I just want the chance to cross another bridge with you.

Turning to Spring

I’ve always felt at home in the city that never sleeps.

But I can barely breathe in the town where I sleep.

Where I come from, there’s no such thing as  gravel road or a farmer’s family.

No one ever said growing up would be easy;

but I guess no one ever grew up thousands of miles away from home.

I’m turning to spring… where the trees turn green;

the sky lights up the night, and my hands are warm.

I’m turning to spring, where I feel alive in the sunshine;

and I think it’ll start to feel like home

when my smile can’t hide behind pink lips, and the chill of winter is behind me.
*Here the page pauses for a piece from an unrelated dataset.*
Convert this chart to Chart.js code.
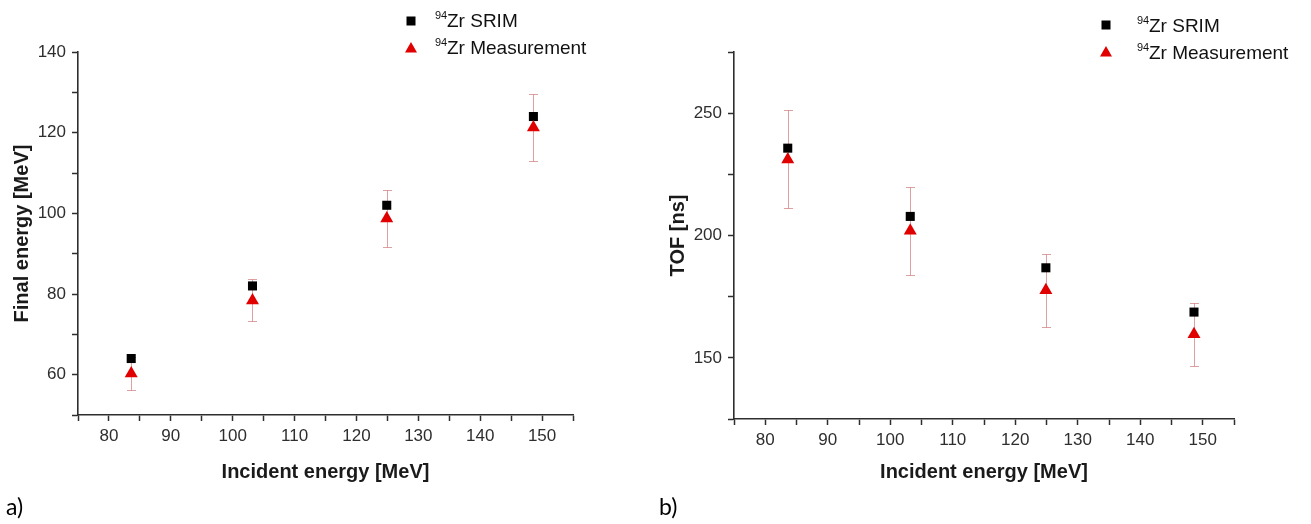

holidays won’t be an option; and hours meant for sleeping won’t make my heart (and eyes) feel so heavy.

You told me I wouldn’t fall apart.

I won’t.

 

Inspiration Vacation

We’re a couple of sleepless souls, but if you would, I’d

Rest my bones on yours and show you the secrets behind my scars.

Sink your teeth into my heart. Put me on the

Front burner, and I’ll bury your

Dreams on my balcony and kiss you on the mouth.

The screams of summer have been silenced and now the

Sidewalks need sweeping, but when I brush my

Skin on yours I feel like I’ve never been afraid of anything, and the

Bridges of your back bring me home.

When I feel like I don’t have one anymore.

I don’t.

Getting There.

I turned heat on for the first time in my adult life. I know it sounds so trivial, but there are so many things I’m realizing I haven’t done yet …and now that I live in a place that gets bitterly cold, there are plenty more new experiences to come. I love new experiences.

I’m learning a lot. I think every day is a learning experience, and I feel immersed in what I am doing. It’s a pretty great feeling when you leave after a long day of work and you feel accomplished, and that hard work really does pay off.

I think sometimes it’s hard to stay grounded when I sit here, miles away from all the people I love and the people who love me, with the places I know so well so far behind me. At times I wonder what I would be doing had I decided to move back to Sevilla, the greatest place I’ve ever known… or what I’d be doing back in Tempe with the people who I love and understand the most. But then I am reminded, I’ve left and made so many places feel like home, and all the people I’ve left behind won’t ever leave my heart or mind.

And I hope I’ve left my mark on the people and places like they’ve left on me.

Things get hard when I have to go to bed at 7 p.m. It’s a crazy feeling; it sometimes feels surreal. But I love it. It inspires me. It drives me. And this is something I want to do for the rest of my life. I am now certain it is. That alone drives and inspires me.

I gave up a lot to start my career at 21. I gave up late nights of partying, traveling around Europe, and being surrounded by my best friends. But I know it’s worth it.

I guess I’m just settling in. I think growing up is hard to do, especially after the four years I had at ASU & in Spain. But I think I’m getting there.